Based on Eric Jager’s 2004 book “The Last Duel: A True Story Of Trial By Combat in Medieval France”, the story tells of the 29 December 1386 duel – a trial by combat – in which the Norman knight Jean de Carrouges (Matt Damon) duelled squire Jacques Le Gris (Adam Driver). Carrouges had accused Le Gris of raping his wife, Marguerite de Carrouges (Jodie Comer), some months before. He had gone to King Charles VI (Alex Lawther), seeking an appeal to the decision handed down by Count Pierre d’Alençon (Ben Affleck), who Carrouges believed favoured Le Gris. Whichever combatant was still alive at the end of the duel would be declared the winner, as a sign of God’s will. If Jean de Carrouges lost the duel, his wife would be burned at the stake, as punishment for her false accusation.
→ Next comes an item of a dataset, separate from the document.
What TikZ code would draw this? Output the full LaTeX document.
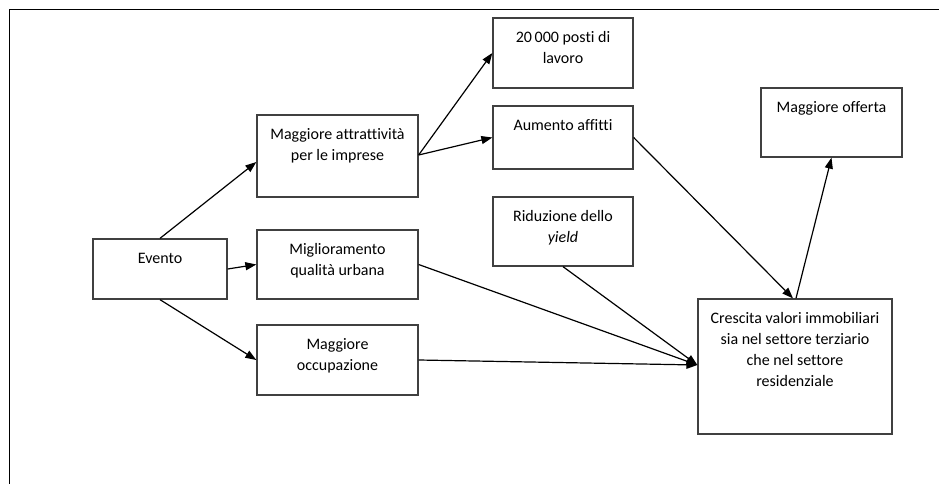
\documentclass[tikz,border=0pt]{standalone}
\usepackage{fontspec}
\setmainfont{Carlito}[Ligatures=NoCommon]
\usetikzlibrary{arrows.meta}
\newcommand{\bxt}[3]{\parbox[c][#2pt][t]{#1pt}{\centering\fontsize{16}{21}\selectfont\rule{0pt}{24.5pt}#3\par}}
\tikzset{
  box/.style={draw=black!75, line width=1.3pt, inner sep=0pt, rectangle},
  arr/.style={-{Triangle[length=11pt,width=8pt]}, line width=1.2pt, black},
  frame/.style={line width=1.3pt, black}
}
\begin{document}
\begin{tikzpicture}[x=1pt,y=1pt]
\useasboundingbox (0,0) rectangle (939,-484);
\draw[frame] (9.5,-484) -- (9.5,-9.5) -- (939,-9.5);

\node[box] (evento) at (160,-269) {\bxt{134}{60}{Evento}};
\node[box] (attr) at (337.5,-156) {\bxt{161}{82}{Maggiore attrattività\\per le imprese}};
\node[box] (mig) at (337.5,-264.5) {\bxt{161}{69}{Miglioramento\\qualità urbana}};
\node[box] (occ) at (337.5,-360) {\bxt{161}{70}{Maggiore\\occupazione}};
\node[box] (posti) at (563,-53) {\bxt{140}{70}{20\,000 posti di\\lavoro}};
\node[box] (aum) at (563,-137.5) {\bxt{140}{63}{Aumento affitti}};
\node[box] (rid) at (563,-231.5) {\bxt{140}{69}{Riduzione dello\\\textit{yield}}};
\node[box] (off) at (831.5,-122.5) {\bxt{141}{69}{Maggiore offerta}};
\node[box] (cre) at (795,-366.5) {\bxt{194}{135}{Crescita valori immobiliari\\sia nel settore terziario\\che nel settore\\residenziale}};

\draw[arr] (evento.north) -- ([yshift=-6pt]attr.west);
\draw[arr] (evento.east) -- (mig.west);
\draw[arr] (evento.south) -- (occ.west);
\draw[arr] ([yshift=1pt]attr.east) -- (posti.west);
\draw[arr] ([yshift=1pt]attr.east) -- (aum.west);
\draw[arr] (aum.east) -- ([xshift=-2pt]cre.north);
\draw[arr] ([xshift=1pt]cre.north) -- (off.south);
\draw[arr] (mig.east) -- ([yshift=1.5pt]cre.west);
\draw[arr] (rid.south) -- ([yshift=1.5pt]cre.west);
\draw[arr] (occ.east) -- ([yshift=1.5pt]cre.west);
\end{tikzpicture}
\end{document}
I was really hoping to love The Last Duel: period fiction cinema is a particular weakness of mine (I rest this totally at the feet of Plunkett & Macleane back in the day) and whenever Ridley Scott has turned his hands to this kind of historical replication, I’ve usually enjoyed it. Even Robin Hood, his take on the classic English myth from 2010, I had a good time with in spite of myself. Gladiator remains rightfully an enduring classic and arguably his most precise film, if you discount the iconic status of both Blade Runner and the original Alien, and remains arguably the best of the various sword-and-sandal film outings in the last three decades. When he casts his unflinching gaze upon the brutality of the world’s pre-industrial civilisations there’s few who could suggest Ridley Scott isn’t an absolute master of the artform. True to his nature, Scott’s The Last Duel is yet another mud-stained examination of history’s sheer brutality and discrimination, in both social, political and religious aspects, bookended by chaos of battle and bloodthirsty gore within a diatribe on the patriarchy that hits home during the film’s final third.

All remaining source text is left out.